Fantastic Fest 2019: RIDE YOUR WAVE – An Anime RomCom from Masaaki Yausa

Making its US debut after receiving considerable praise in Japan this past summer, RIDE YOUR WAVE comes to Fantastic Fest 2019.  The film is directed by master animator Masaaki Yuasa and released by his co-founded Science Saru production company.  Toho, a studio very close to my heart, distributed the film in Japan.  Earlier in the year, after making a North American debut at Fantasia Festival in Quebec, it went on to win the Best Animated Feature prize.  RIDE YOUR WAVE reportedly will have an official US release next year.

The film is a fairly simple romance featuring a surfer girl named Hinako.  She moves to a seaside town and shortly after arriving, some kids with a little too many fireworks to handle, accidentally cause her apartment building to catch fire.  She is rescued by handsome firefighter Minato.  What follows is a sweet little romance between the surfer and the guy who likes a particular type of whale so much, that even his car looks like one.  Hinako teaches Minato how to surf and soon the two become inseparable.

During a walk through a Christmas tribute in a tall building in town, Minato kind of ups the ante on their relationship when he suggests that she may need to practice writing his name because she will need it if it becomes hers too.  On top of that, he suggests they move in together.  This leads to a nice little scene of them revealing their own worries and deep-seated fears ultimately revealing they have what the other is missing.  Sadly, a terrible tragedy befalls the young couple forcing them apart.  The remainder of the movie follows Hinako and how she deals with the loss of Minato and the pain of those happy memories that still haunt her.

However, she soon discovers while singing her and Minato’s song, “Brand New Day”, he appears in water.  She’s beyond happy again reunited with the spirit of Minato.  However, in time, it’s obvious it isn’t healthy for her to continually call to him if they can’t truly be together as they were.  It’s also overlooking others’ need to be at peace with Minato’s tragedy.  It also allows Hinako to truly know Minato in ways she never did before.  It also leads her to peeling back the layers of an unexpected revelation from both their pasts.  This helps Hinako find a new path for her own future to honor the memory of Minato.

This movie is utterly charming in every possible way.  When it makes its US release next year, RIDE YOUR WAVE will be released by GKIDS for a fairly general audience.  While it is in no way inappropriate or overly mature, it is undeniable there is an intended attraction to the designs of Hinako and Minato and a couple minor references to sex.  While it will absolutely appeal to teens and young adults, there’s a very sweet courtship that is on display.  After all, it is a romantic comedy at heart, so it really is doing everything possible to kind of glamorize this innocent romance.

The movie is also very pretty.  The story starts during the summer, so it’s bright and sunny and full of color.  However, as time passes, it keeps up that beautiful palette.  It even plays with the palette by mostly featuring stormy, rainy, and generally gray skies after Minato’s death, but whenever Hinako is able to conjure him in the water, it is bright and sunny again.

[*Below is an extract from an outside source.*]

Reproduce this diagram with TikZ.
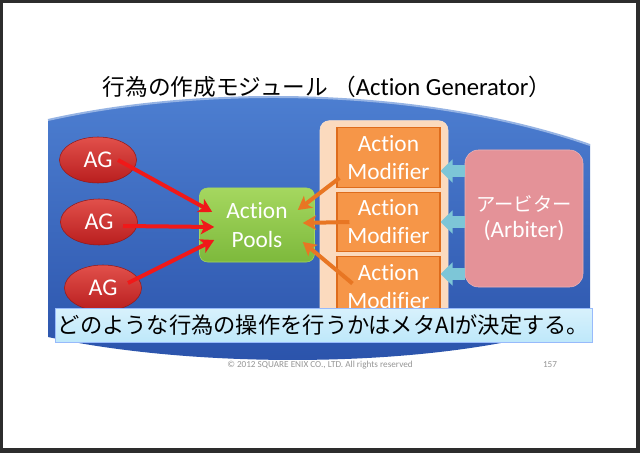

What’s really interesting about the movie is that it’s a surprisingly contemplative movie.  Is it possible that Hinako really is seeing the spirit of Minato in water or is she in such a deep state of sorrow that she’s imagining it all?  It all ultimately leads to the realization how impossible it is for a soul to be at peace if one is unwilling to let it go.  How you carry the memory of a loved one is not the same as the superficial need to see and be near the departed even if just once more.  It has a sour effect on both you and everyone close to that person.

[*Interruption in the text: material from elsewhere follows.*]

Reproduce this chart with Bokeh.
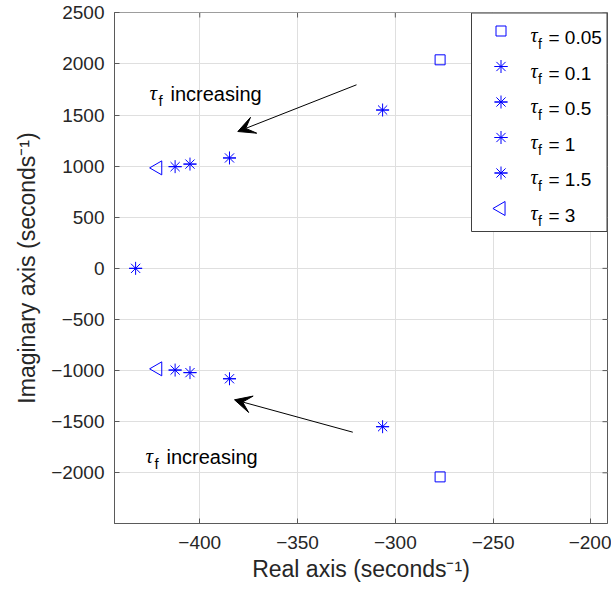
from bokeh.plotting import figure
from bokeh.models import Range1d, FixedTicker, Arrow, VeeHead, ColumnDataSource
from bokeh.core.properties import value
from bokeh.embed import file_html
from bokeh.resources import INLINE

# Closed-loop poles for several filter time constants tau_f
tau_labels = ["0.05", "0.1", "0.5", "1", "1.5", "3"]
pole_real = [-277.1, -306.5, -384.8, -405.0, -412.6, -421.5]
pole_imag = [2040.0, 1549.0, 1080.0, 1020.0, 995.0, 983.0]
real_pole = [-432.8]          # pole on the real axis
markers = ["square", "star", "star", "star", "star", "tri_left"]

x_ticks = [-400, -350, -300, -250, -200]
y_ticks = [-2000, -1500, -1000, -500, 0, 500, 1000, 1500, 2000, 2500]

X0, X1 = -443.6, -191.5
Y0, Y1 = -2496.0, 2503.0

W, H = 611, 592
BL, BR, BT, BB = 114, 4, 12, 69
FL, FR, FT, FB = BL, W - BR, BT, H - BB

def dx(px):
    return X0 + (px - FL) / (FR - FL) * (X1 - X0)

def dy(py):
    return Y1 - (py - FT) / (FB - FT) * (Y1 - Y0)

BLUE = "#0000ff"
AX = "#5a5a5a"
TXT = "#262626"
SANS = "Liberation Sans"

p = figure(width=W, height=H, output_backend="svg", toolbar_location=None,
           x_range=Range1d(X0, X1), y_range=Range1d(Y0, Y1),
           min_border_left=BL, min_border_right=BR, min_border_top=BT,
           min_border_bottom=BB, background_fill_color="white",
           border_fill_color="white")

p.outline_line_color = AX
p.outline_line_width = 1
p.grid.grid_line_color = "#dfdfdf"
p.grid.grid_line_width = 1
p.xgrid.ticker = FixedTicker(ticks=x_ticks)
p.ygrid.ticker = FixedTicker(ticks=y_ticks)

for ax in (p.xaxis[0], p.yaxis[0]):
    ax.axis_line_color = AX
    ax.major_tick_line_color = AX
    ax.major_tick_in = 5
    ax.major_tick_out = 0
    ax.minor_tick_line_color = None
    ax.major_label_text_font = SANS
    ax.major_label_text_font_size = "19px"
    ax.major_label_text_color = TXT
    ax.axis_label_text_font = SANS
    ax.axis_label_text_font_style = "normal"
    ax.axis_label_text_font_size = "23px"
    ax.axis_label_text_color = TXT

p.xaxis[0].ticker = FixedTicker(ticks=x_ticks)
p.yaxis[0].ticker = FixedTicker(ticks=y_ticks)
p.xaxis[0].major_label_standoff = 12
p.yaxis[0].major_label_standoff = 10
p.xaxis[0].axis_label = "Real axis (seconds\u207b\u00b9)"
p.yaxis[0].axis_label = "Imaginary axis (seconds\u207b\u00b9)"
p.xaxis[0].axis_label_standoff = 4
p.yaxis[0].axis_label_standoff = 8

# mirrored tick marks along the top and right edges of the box
tick_len_x = 5 * (Y1 - Y0) / (FB - FT)
tick_len_y = 5 * (X1 - X0) / (FR - FL)
p.segment(x0=x_ticks, y0=[Y1] * len(x_ticks), x1=x_ticks,
          y1=[Y1 - tick_len_x] * len(x_ticks), line_color=AX, line_width=1)
p.segment(x0=[X1] * len(y_ticks), y0=y_ticks, x1=[X1 - tick_len_y] * len(y_ticks),
          y1=y_ticks, line_color=AX, line_width=1)


def draw_marker(kind, xs, ys):
    if kind == "square":
        p.scatter(xs, ys, marker="square", size=10, fill_color=None,
                  line_color=BLUE, line_width=1)
    elif kind == "star":
        p.scatter(xs, ys, marker="asterisk", size=13, line_color=BLUE, line_width=1)
        p.scatter(xs, ys, marker="dash", size=13, line_color=BLUE, line_width=1)
    else:
        p.scatter(xs, ys, marker="triangle", angle=1.5708, size=14,
                  fill_color=None, line_color=BLUE, line_width=1)


# conjugate pole pairs
for i, kind in enumerate(markers):
    draw_marker(kind, [pole_real[i], pole_real[i]], [pole_imag[i], -pole_imag[i]])
draw_marker("star", real_pole, [0.0])

# legend box, markers and labels
p.quad(left=[dx(471)], right=[dx(606.5)], top=[dy(12.5)], bottom=[dy(231)],
       fill_color="white", line_color="#404040", line_width=1)
rows = [30.5 + 35.5 * i for i in range(len(tau_labels))]
for i, kind in enumerate(markers):
    draw_marker(kind, [dx(500.5)], [dy(rows[i])])

leg = ColumnDataSource(dict(
    tx=[dx(530)] * len(rows), ty=[dy(r + 4) for r in rows],
    fx=[dx(537.5)] * len(rows), fy=[dy(r + 12.5) for r in rows],
    ex=[dx(548)] * len(rows), ey=[dy(r + 6.5) for r in rows],
    tau=["\u03c4"] * len(rows), sub=["f"] * len(rows),
    lab=["= " + t for t in tau_labels]))
for xs, ys, col, font, size, style in (
        ("tx", "ty", "tau", "Liberation Serif", "20px", "italic"),
        ("fx", "fy", "sub", SANS, "14px", "normal"),
        ("ex", "ey", "lab", SANS, "19px", "normal")):
    p.text(x=xs, y=ys, text=col, source=leg, text_font=value(font),
           text_font_size=size, text_font_style=style, text_color="black",
           text_baseline="alphabetic", text_align="left")

# annotations: tau_f increasing
for (x_tail, y_tail, x_tip, y_tip, tx, base) in ((356, 84.3, 237.3, 131, 149, 93),
                                                 (352.3, 431.7, 234, 399.3, 145, 456)):
    p.add_layout(Arrow(end=VeeHead(size=17, fill_color="black", line_color="black",
                                   line_width=1),
                       x_start=dx(x_tail), y_start=dy(y_tail),
                       x_end=dx(x_tip), y_end=dy(y_tip),
                       line_color="black", line_width=1))
    p.text(x=[dx(tx)], y=[dy(base - 1)], text=["\u03c4"], text_font=value("Liberation Serif"),
           text_font_size="21px", text_font_style="italic", text_color="black",
           text_baseline="alphabetic")
    p.text(x=[dx(tx + 9)], y=[dy(base + 7)], text=["f"], text_font=value(SANS),
           text_font_size="15px", text_color="black", text_baseline="alphabetic")
    p.text(x=[dx(tx + 21)], y=[dy(base)], text=["increasing"], text_font=value(SANS),
           text_font_size="20px", text_color="black", text_baseline="alphabetic")

open("out.html", "w").write(file_html(p, INLINE))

In the end, this pretty little romance movie is a nice parable for living your life to its fullest and honoring those you’ve lost along the way even if being apart from them is the hardest thing you’ll ever have to experience.  Fans of Japanese animated features like the Studio Ghibli stuff that is really popular over here in the States should really enjoy this film.  It has rich depths of emotion and likable characters.  This makes for a good date night for young couples as well as those who have lost a loved one before.  Not only that, it lands on such a high positive note even when Hinako has not fully healed from the events of the movie.  It’s rather effective and uplifting.